Morgan Stanley (MS) is trying to clean up its act. The big brokerage firm posted a massive fourth-quarter loss as mortgage-related writedowns continue to mount. The company lost $5.8 billion, or $3.61 a share, for the quarter ended Nov. 30, reversing the year-ago profit of $2.3 billion, or $1.44 a share. The latest quarter included $9.4 billion of subprime-related writedowns — up sharply from the $3.7 billion mortgage hit Morgan Stanley previously predicted for this quarter. The firm’s decision to throw out all but the kitchen sink in its fourth-quarter numbers will no doubt have some Wall Streeters predicting that the worst is over.

Adding to that line of thinking, Morgan Stanley lined up a $5 billion investment from China Investment Corp., joining with Citi (C) and countless others in tapping the rich vein of sovereign wealth funds. China will end up with a stake as big as 9.9 percent in Morgan Stanley, though the firm stresses the fund won’t end up with any special rights such as board representation.

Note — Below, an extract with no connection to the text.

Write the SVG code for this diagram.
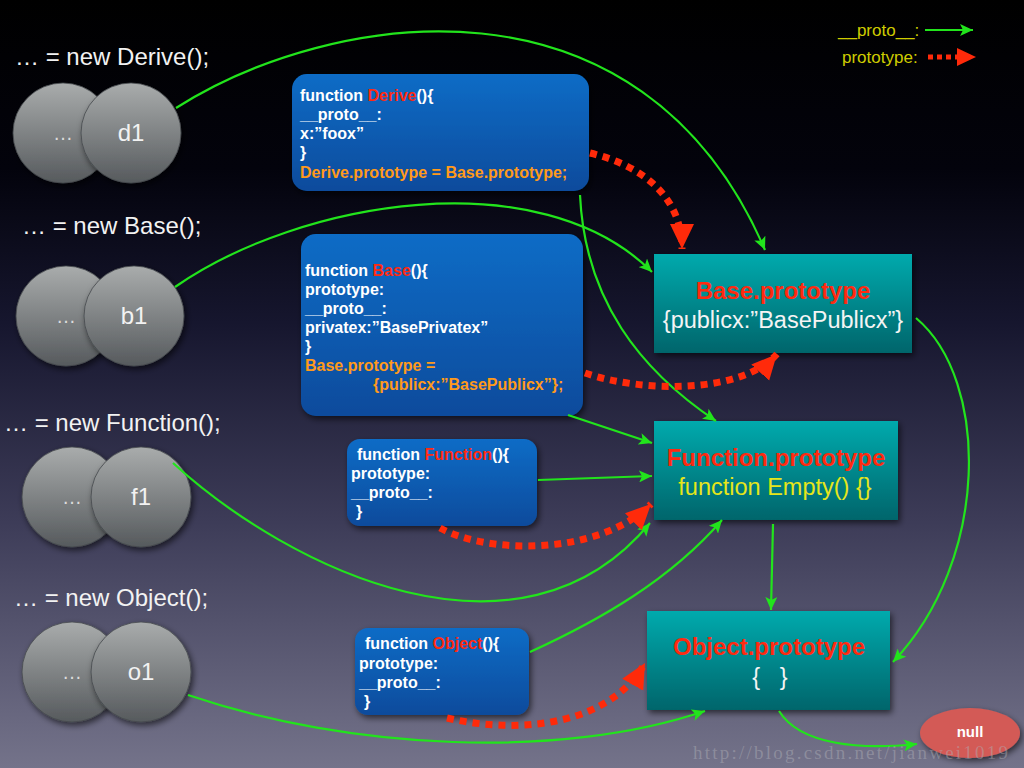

And mimicking Bear Stearns (BSC), Morgan said CEO John Mack won’t take a bonus, which seems appropriate given that it was Mack’s bright idea to boost Morgan Stanley’s risk profile in the first place. That’s probably cold comfort to Zoe Cruz, the onetime heir apparent who was ousted earlier this month as Morgan’s mortgage problems surfaced. “Ultimately, accountability for our results rests with me, and I believe in pay for performance,” Mack said in Morgan Stanley’s press release Wednesday, “so I’ve told our compensation committee that I will not accept a bonus for 2007.” It’s a start.